Ma c’è anche un rovescio della medaglia: il rischio di distorcere la rappresentanza. Quando il potere di voto si concentra in mani che non detengono una quota equivalente di capitale, si crea un divario tra chi rischia il proprio denaro e chi prende le decisioni.

In questi casi si parla di “paradosso della governance distorta”. Una distorsione che può scoraggiare gli investitori istituzionali, sempre più orientati ai principi di trasparenza e proporzionalità del modello “un’azione, un voto”.

I casi di Enel e TIM

Nel 2024 Enel ha modificato il proprio statuto per introdurre il voto maggiorato, nonostante le perplessità sollevate da alcuni fondi esteri.

TIM, nel delicato dossier relativo alla cessione della rete NetCo, ha valutato il rafforzamento dei diritti del socio di controllo come parte del piano di ristrutturazione e rilancio.

Anche diverse PMI quotate su Euronext Growth Milan stanno considerando l’adozione del meccanismo, soprattutto dopo aperture del capitale a investitori esterni. Il voto maggiorato, in questo contesto, viene visto come uno strumento per difendere l’identità imprenditoriale senza compromettere l’accesso a nuovi capitali.

Voto maggiorato e altri strumenti di controllo: differenze

Nel panorama del diritto societario italiano, il voto maggiorato si distingue da altre forme di controllo previste dalla legge.

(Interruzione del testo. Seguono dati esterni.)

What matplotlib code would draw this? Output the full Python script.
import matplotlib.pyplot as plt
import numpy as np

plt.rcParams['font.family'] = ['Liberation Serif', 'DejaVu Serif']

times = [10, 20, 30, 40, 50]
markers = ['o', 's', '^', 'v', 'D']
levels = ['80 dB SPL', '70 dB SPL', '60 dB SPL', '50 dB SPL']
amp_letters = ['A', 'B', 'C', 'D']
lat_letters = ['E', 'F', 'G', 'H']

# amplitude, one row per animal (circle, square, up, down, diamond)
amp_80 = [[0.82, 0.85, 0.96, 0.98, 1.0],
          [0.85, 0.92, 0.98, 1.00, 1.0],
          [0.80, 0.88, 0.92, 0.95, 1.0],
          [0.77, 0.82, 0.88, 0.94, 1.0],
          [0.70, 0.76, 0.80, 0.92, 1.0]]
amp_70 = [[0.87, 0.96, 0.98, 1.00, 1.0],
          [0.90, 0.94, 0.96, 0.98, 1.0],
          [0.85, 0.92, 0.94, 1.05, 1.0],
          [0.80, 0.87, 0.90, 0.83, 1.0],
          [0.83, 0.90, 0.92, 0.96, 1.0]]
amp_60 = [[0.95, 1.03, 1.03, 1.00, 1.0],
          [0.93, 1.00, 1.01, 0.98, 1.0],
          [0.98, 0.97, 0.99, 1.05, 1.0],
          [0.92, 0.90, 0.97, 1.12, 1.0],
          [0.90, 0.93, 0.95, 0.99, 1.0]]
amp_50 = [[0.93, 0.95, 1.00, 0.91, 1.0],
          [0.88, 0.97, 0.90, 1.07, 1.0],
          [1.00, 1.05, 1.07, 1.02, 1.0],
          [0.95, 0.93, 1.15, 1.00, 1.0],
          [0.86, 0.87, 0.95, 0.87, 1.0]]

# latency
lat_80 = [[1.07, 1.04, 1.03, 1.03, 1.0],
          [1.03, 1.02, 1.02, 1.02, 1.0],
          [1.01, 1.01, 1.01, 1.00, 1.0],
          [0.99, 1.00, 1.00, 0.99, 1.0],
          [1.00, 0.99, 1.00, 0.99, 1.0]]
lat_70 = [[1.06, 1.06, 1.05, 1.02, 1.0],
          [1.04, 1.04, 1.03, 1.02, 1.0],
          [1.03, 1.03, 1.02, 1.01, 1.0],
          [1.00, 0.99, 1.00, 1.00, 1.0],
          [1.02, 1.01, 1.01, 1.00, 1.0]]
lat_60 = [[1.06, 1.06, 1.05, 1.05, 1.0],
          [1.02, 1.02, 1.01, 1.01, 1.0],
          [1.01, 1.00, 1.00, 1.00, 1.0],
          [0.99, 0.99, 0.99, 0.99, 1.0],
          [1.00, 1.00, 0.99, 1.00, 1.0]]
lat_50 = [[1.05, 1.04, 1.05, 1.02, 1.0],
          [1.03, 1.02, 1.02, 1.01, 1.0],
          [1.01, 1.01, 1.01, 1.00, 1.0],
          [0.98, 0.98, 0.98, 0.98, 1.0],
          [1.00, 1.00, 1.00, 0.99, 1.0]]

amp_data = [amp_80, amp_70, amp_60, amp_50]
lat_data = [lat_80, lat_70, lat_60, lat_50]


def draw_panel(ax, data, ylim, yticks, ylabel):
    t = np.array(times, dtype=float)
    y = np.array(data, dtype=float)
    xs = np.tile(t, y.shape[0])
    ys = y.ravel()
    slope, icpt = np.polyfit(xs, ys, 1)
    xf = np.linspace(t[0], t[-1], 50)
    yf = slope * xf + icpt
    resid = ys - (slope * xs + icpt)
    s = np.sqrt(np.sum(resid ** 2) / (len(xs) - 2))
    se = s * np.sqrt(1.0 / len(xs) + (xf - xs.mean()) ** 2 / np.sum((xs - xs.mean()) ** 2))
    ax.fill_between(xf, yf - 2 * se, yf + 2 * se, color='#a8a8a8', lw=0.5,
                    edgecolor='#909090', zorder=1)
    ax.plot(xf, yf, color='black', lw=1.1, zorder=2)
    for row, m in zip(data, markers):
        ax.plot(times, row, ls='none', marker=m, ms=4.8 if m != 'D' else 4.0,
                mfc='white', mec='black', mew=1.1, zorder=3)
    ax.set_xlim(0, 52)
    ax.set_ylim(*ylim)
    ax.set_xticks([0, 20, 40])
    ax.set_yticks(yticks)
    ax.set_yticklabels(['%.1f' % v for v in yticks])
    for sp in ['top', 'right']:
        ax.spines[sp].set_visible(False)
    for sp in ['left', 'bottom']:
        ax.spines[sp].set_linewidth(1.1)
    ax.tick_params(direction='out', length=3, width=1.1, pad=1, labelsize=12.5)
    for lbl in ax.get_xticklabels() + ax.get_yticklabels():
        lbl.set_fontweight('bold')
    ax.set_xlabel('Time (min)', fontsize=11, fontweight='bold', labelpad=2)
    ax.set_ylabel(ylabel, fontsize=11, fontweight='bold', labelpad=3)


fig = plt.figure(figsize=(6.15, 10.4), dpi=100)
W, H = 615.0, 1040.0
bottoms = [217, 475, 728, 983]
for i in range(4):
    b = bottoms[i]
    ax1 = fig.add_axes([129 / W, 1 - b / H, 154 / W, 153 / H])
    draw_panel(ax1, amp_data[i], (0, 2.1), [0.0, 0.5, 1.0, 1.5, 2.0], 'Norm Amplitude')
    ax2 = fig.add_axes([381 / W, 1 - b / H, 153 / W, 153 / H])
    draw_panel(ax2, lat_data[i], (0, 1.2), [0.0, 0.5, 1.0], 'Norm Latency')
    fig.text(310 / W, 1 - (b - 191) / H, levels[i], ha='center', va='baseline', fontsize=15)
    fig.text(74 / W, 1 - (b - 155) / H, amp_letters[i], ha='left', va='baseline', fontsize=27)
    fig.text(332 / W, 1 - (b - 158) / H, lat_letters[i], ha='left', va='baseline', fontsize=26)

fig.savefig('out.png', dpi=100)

A differenza delle azioni di risparmio o privilegiate, che offrono vantaggi patrimoniali ma limitano il diritto di voto, il voto maggiorato non crea nuove classi di azioni. È un meccanismo trasparente e progressivo che premia la stabilità della proprietà, senza alterare il profilo economico dei titoli.

Rispetto ai patti parasociali, che si basano su accordi privati tra soci e spesso sfuggono alla trasparenza del mercato, il voto maggiorato è invece statutario e pubblico, quindi più leggibile per gli investitori.

Diverso anche dal Golden Power, che è uno strumento discrezionale dello Stato per proteggere asset strategici, il voto maggiorato è un meccanismo privatistico e preventivo, concepito per rafforzare il controllo interno in maniera compatibile con le logiche del mercato.